- _Request_: Omit pictures and quote the listing below line by line, from its start through the line that holds "const errB = [1000, 2000, 6000, 26000, 36000];".

-- begin Supplied information --

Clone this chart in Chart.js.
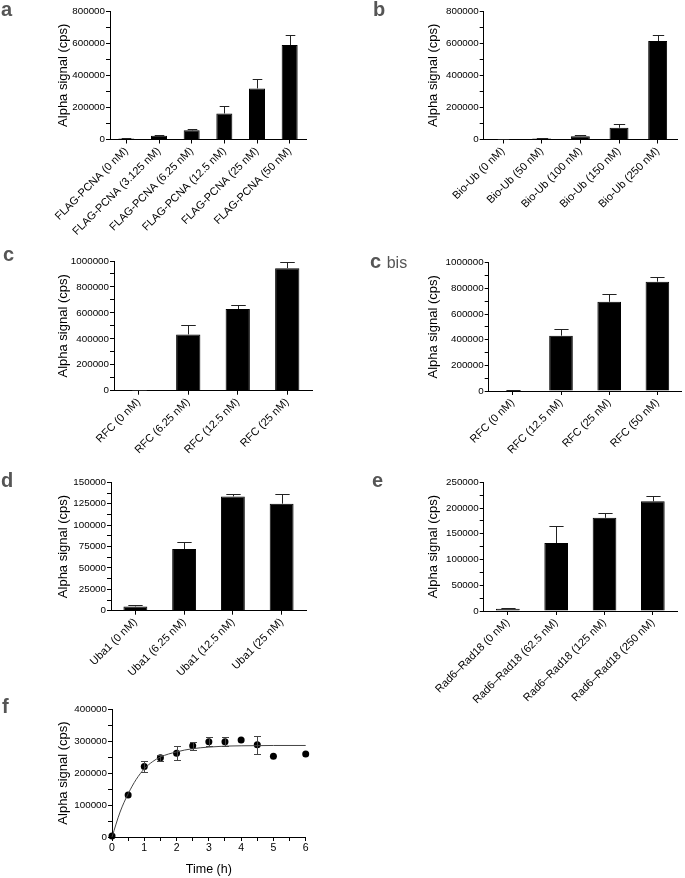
<!DOCTYPE html>
<html>
<head>
<meta charset="utf-8">
<script src="https://cdn.jsdelivr.net/npm/chart.js@4.4.1/dist/chart.umd.min.js"></script>
<style>
  html, body { margin: 0; padding: 0; background: #fff; }
  body { width: 685px; height: 878px; position: relative; overflow: hidden;
         font-family: "Liberation Sans", Arial, sans-serif; }
  canvas { position: absolute; }
  .tag { position: absolute; font-weight: bold; font-size: 20px; line-height: 20px; color: #555; white-space: nowrap; }
  .tag span { font-weight: normal; font-size: 16px; }
</style>
</head>
<body>
<canvas id="chartA" width="342" height="245" style="left:0;top:0"></canvas>
<canvas id="chartB" width="343" height="245" style="left:342px;top:0"></canvas>
<canvas id="chartC" width="342" height="225" style="left:0;top:245px"></canvas>
<canvas id="chartCbis" width="343" height="225" style="left:342px;top:245px"></canvas>
<canvas id="chartD" width="342" height="250" style="left:0;top:455px"></canvas>
<canvas id="chartE" width="343" height="250" style="left:342px;top:455px"></canvas>
<canvas id="chartF" width="342" height="203" style="left:0;top:675px"></canvas>

<div class="tag" style="left:1px;top:-1px">a</div>
<div class="tag" style="left:373px;top:-1px">b</div>
<div class="tag" style="left:3px;top:244px">c</div>
<div class="tag" style="left:370px;top:251px">c <span>bis</span></div>
<div class="tag" style="left:1px;top:470px">d</div>
<div class="tag" style="left:372px;top:470px">e</div>
<div class="tag" style="left:2px;top:696px">f</div>

<script>
// panel a
const labelsA = ["FLAG-PCNA (0 nM)", "FLAG-PCNA (3.125 nM)", "FLAG-PCNA (6.25 nM)",
                 "FLAG-PCNA (12.5 nM)", "FLAG-PCNA (25 nM)", "FLAG-PCNA (50 nM)"];
const valuesA = [7000, 23000, 57000, 162000, 318000, 588000];
const errA = [2000, 8000, 10000, 44000, 57000, 62000];

// panel b
const labelsB = ["Bio-Ub (0 nM)", "Bio-Ub (50 nM)", "Bio-Ub (100 nM)", "Bio-Ub (150 nM)", "Bio-Ub (250 nM)"];
const valuesB = [3000, 6000, 21000, 73000, 613000];
const errB = [1000, 2000, 6000, 26000, 36000];

// panel c
const labelsC = ["RFC (0 nM)", "RFC (6.25 nM)", "RFC (12.5 nM)", "RFC (25 nM)"];
const valuesC = [5000, 434000, 630000, 945000];
const errC = [1000, 70000, 28000, 44000];

// panel c bis
const labelsCbis = ["RFC (0 nM)", "RFC (12.5 nM)", "RFC (25 nM)", "RFC (50 nM)"];
const valuesCbis = [3000, 431000, 695000, 852000];
const errCbis = [1000, 49000, 64000, 33000];

// panel d
const labelsD = ["Uba1 (0 nM)", "Uba1 (6.25 nM)", "Uba1 (12.5 nM)", "Uba1 (25 nM)"];
const valuesD = [5000, 72000, 133500, 125000];
const errD = [1200, 8000, 2700, 11000];

// panel e
const labelsE = ["Rad6\u2013Rad18 (0 nM)", "Rad6\u2013Rad18 (62.5 nM)", "Rad6\u2013Rad18 (125 nM)", "Rad6\u2013Rad18 (250 nM)"];
const valuesE = [4500, 132000, 181000, 213000];
const errE = [500, 33000, 10000, 10000];

// panel f: time course + fitted curve
const timeF = [0, 0.5, 1, 1.5, 2, 2.5, 3, 3.5, 4, 4.5, 5, 6];
const meanF = [3000, 131000, 220000, 248000, 262000, 285000, 298000, 298000, 303000, 288000, 252000, 259000];
const sdF = [0, 0, 17000, 9000, 21000, 12500, 15000, 13000, 0, 28000, 0, 0];
const fitT = [0, 0.25, 0.5, 0.75, 1, 1.25, 1.5, 2, 2.5, 3, 3.5, 4, 5, 6];
const fitY = [0, 78000, 135000, 180000, 213000, 235000, 250000, 266000, 276000, 281000, 284000, 285000, 286000, 286000];

const TXT = "#000";
Chart.defaults.font.family = '"Liberation Sans", Arial, sans-serif';
Chart.defaults.color = TXT;

// error bars (mean + SD for bars, mean ± SD for the time course)
const errorBars = {
  id: "errorBars",
  afterDatasetsDraw(chart) {
    const ctx = chart.ctx;
    const ys = chart.scales.y;
    chart.data.datasets.forEach((ds, di) => {
      if (!ds.errors) return;
      const meta = chart.getDatasetMeta(di);
      meta.data.forEach((el, i) => {
        const e = ds.errors[i];
        if (!e) return;
        const v = typeof ds.data[i] === "object" ? ds.data[i].y : ds.data[i];
        const x = Math.round(el.x) + 0.5;
        const yTop = Math.round(ys.getPixelForValue(v + e)) + 0.5;
        const yBot = ds.errBoth ? Math.round(ys.getPixelForValue(v - e)) + 0.5 : ys.getPixelForValue(v);
        const half = (ds.capWidth || el.width * 0.6) / 2;
        ctx.save();
        ctx.strokeStyle = ds.errColor || "#222";
        ctx.lineWidth = 1;
        ctx.beginPath();
        ctx.moveTo(x, yBot);
        ctx.lineTo(x, yTop);
        ctx.moveTo(x - half, yTop);
        ctx.lineTo(x + half, yTop);
        if (ds.errBoth) {
          ctx.moveTo(x - half, yBot);
          ctx.lineTo(x + half, yBot);
        }
        ctx.stroke();
        ctx.restore();
      });
    });
  }
};

function yAxis(g, yMax, yMinor, yMajor) {
  return {
    min: 0,
    max: yMax,
    grid: { drawOnChartArea: false, color: "#000", tickLength: 4 },
    border: { color: "#000", width: 1 },
    ticks: {
      stepSize: yMinor,
      autoSkip: false,
      font: { size: 9.8 },
      color: TXT,
      padding: 1,
      callback: (v) => (v % yMajor === 0 ? String(v) : "")
    },
    title: {
      display: true,
      text: "Alpha signal (cps)",
      font: { size: 13 },
      color: TXT,
      padding: { top: g.titleX - 7.8, bottom: 0 }
    },
    afterFit: (s) => { s.width = g.yw; }
  };
}

function barPanel(id, g, labels, values, errors, yMax, yMinor, yMajor) {
  new Chart(document.getElementById(id), {
    type: "bar",
    data: {
      labels: labels,
      datasets: [{
        data: values,
        errors: errors,
        backgroundColor: "#000",
        borderColor: "#000",
        borderWidth: 1,
        barPercentage: 0.49,
        categoryPercentage: 1,
        errColor: "#222"
      }]
    },
    options: {
      responsive: false,
      animation: false,
      devicePixelRatio: 1,
      layout: { padding: { top: g.top, right: g.right, bottom: 0, left: 0 } },
      plugins: { legend: { display: false }, tooltip: { enabled: false } },
      scales: {
        x: {
          offset: true,
          grid: { drawOnChartArea: false, offset: false, color: "#000", tickLength: 4 },
          border: { color: "#000", width: 1 },
          ticks: { minRotation: 45, maxRotation: 45, autoSkip: false, font: { size: 11 }, color: TXT, padding: 1 },
          afterFit: (s) => { s.height = g.xh; }
        },
        y: yAxis(g, yMax, yMinor, yMajor)
      }
    },
    plugins: [errorBars]
  });
}

barPanel("chartA", { yw: 110, top: 11, xh: 105.5, right: 36, titleX: 63 },
  labelsA, valuesA, errA, 800000, 100000, 200000);
barPanel("chartB", { yw: 141.7, top: 11, xh: 105.5, right: 8, titleX: 91.7 },
  labelsB, valuesB, errB, 800000, 100000, 200000);
barPanel("chartC", { yw: 114, top: 16, xh: 79.3, right: 30, titleX: 63 },
  labelsC, valuesC, errC, 1000000, 100000, 200000);
barPanel("chartCbis", { yw: 146.7, top: 17.7, xh: 79, right: 3.5, titleX: 91.7 },
  labelsCbis, valuesCbis, errCbis, 1000000, 100000, 200000);
barPanel("chartD", { yw: 111, top: 27.3, xh: 94.3, right: 36, titleX: 63.3 },
  labelsD, valuesD, errD, 150000, 12500, 25000);
barPanel("chartE", { yw: 141.7, top: 27.3, xh: 94, right: 8, titleX: 91.7 },
  labelsE, valuesE, errE, 250000, 25000, 50000);

// panel f
const gF = { yw: 112, top: 34, xh: 41, right: 36.3, titleX: 63 };
new Chart(document.getElementById("chartF"), {
  type: "scatter",
  data: {
    datasets: [
      {
        data: fitT.map((t, i) => ({ x: t, y: fitY[i] })),
        showLine: true,
        pointRadius: 0,
        borderColor: "#444",
        borderWidth: 1,
        cubicInterpolationMode: "monotone",
        clip: false
      },
      {
        data: timeF.map((t, i) => ({ x: t, y: meanF[i] })),
        errors: sdF,
        errBoth: true,
        capWidth: 7,
        errColor: "#444",
        pointRadius: 3.5,
        backgroundColor: "#000",
        borderColor: "#000",
        borderWidth: 0,
        clip: false
      }
    ]
  },
  options: {
    responsive: false,
    animation: false,
    devicePixelRatio: 1,
    layout: { padding: { top: gF.top, right: gF.right, bottom: 0, left: 0 } },
    plugins: { legend: { display: false }, tooltip: { enabled: false } },
    scales: {
      x: {
        type: "linear",
        min: 0,
        max: 6,
        grid: { drawOnChartArea: false, color: "#000", tickLength: 4 },
        border: { color: "#000", width: 1 },
        ticks: {
          stepSize: 0.5,
          autoSkip: false,
          maxRotation: 0,
          font: { size: 10.5 },
          color: TXT,
          padding: 1,
          callback: (v) => (Number.isInteger(v) ? String(v) : "")
        },
        title: { display: true, text: "Time (h)", font: { size: 12.5 }, color: TXT, padding: { top: 0, bottom: 0.5 } },
        afterFit: (s) => { s.height = gF.xh; }
      },
      y: yAxis(gF, 400000, 50000, 100000)
    }
  },
  plugins: [errorBars]
});
</script>
</body>
</html>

-- end Supplied information --

- _Full answer_:
Clone this chart in Chart.js.
<!DOCTYPE html>
<html>
<head>
<meta charset="utf-8">
<script src="https://cdn.jsdelivr.net/npm/chart.js@4.4.1/dist/chart.umd.min.js"></script>
<style>
  html, body { margin: 0; padding: 0; background: #fff; }
  body { width: 685px; height: 878px; position: relative; overflow: hidden;
         font-family: "Liberation Sans", Arial, sans-serif; }
  canvas { position: absolute; }
  .tag { position: absolute; font-weight: bold; font-size: 20px; line-height: 20px; color: #555; white-space: nowrap; }
  .tag span { font-weight: normal; font-size: 16px; }
</style>
</head>
<body>
<canvas id="chartA" width="342" height="245" style="left:0;top:0"></canvas>
<canvas id="chartB" width="343" height="245" style="left:342px;top:0"></canvas>
<canvas id="chartC" width="342" height="225" style="left:0;top:245px"></canvas>
<canvas id="chartCbis" width="343" height="225" style="left:342px;top:245px"></canvas>
<canvas id="chartD" width="342" height="250" style="left:0;top:455px"></canvas>
<canvas id="chartE" width="343" height="250" style="left:342px;top:455px"></canvas>
<canvas id="chartF" width="342" height="203" style="left:0;top:675px"></canvas>

<div class="tag" style="left:1px;top:-1px">a</div>
<div class="tag" style="left:373px;top:-1px">b</div>
<div class="tag" style="left:3px;top:244px">c</div>
<div class="tag" style="left:370px;top:251px">c <span>bis</span></div>
<div class="tag" style="left:1px;top:470px">d</div>
<div class="tag" style="left:372px;top:470px">e</div>
<div class="tag" style="left:2px;top:696px">f</div>

<script>
// panel a
const labelsA = ["FLAG-PCNA (0 nM)", "FLAG-PCNA (3.125 nM)", "FLAG-PCNA (6.25 nM)",
                 "FLAG-PCNA (12.5 nM)", "FLAG-PCNA (25 nM)", "FLAG-PCNA (50 nM)"];
const valuesA = [7000, 23000, 57000, 162000, 318000, 588000];
const errA = [2000, 8000, 10000, 44000, 57000, 62000];

// panel b
const labelsB = ["Bio-Ub (0 nM)", "Bio-Ub (50 nM)", "Bio-Ub (100 nM)", "Bio-Ub (150 nM)", "Bio-Ub (250 nM)"];
const valuesB = [3000, 6000, 21000, 73000, 613000];
const errB = [1000, 2000, 6000, 26000, 36000];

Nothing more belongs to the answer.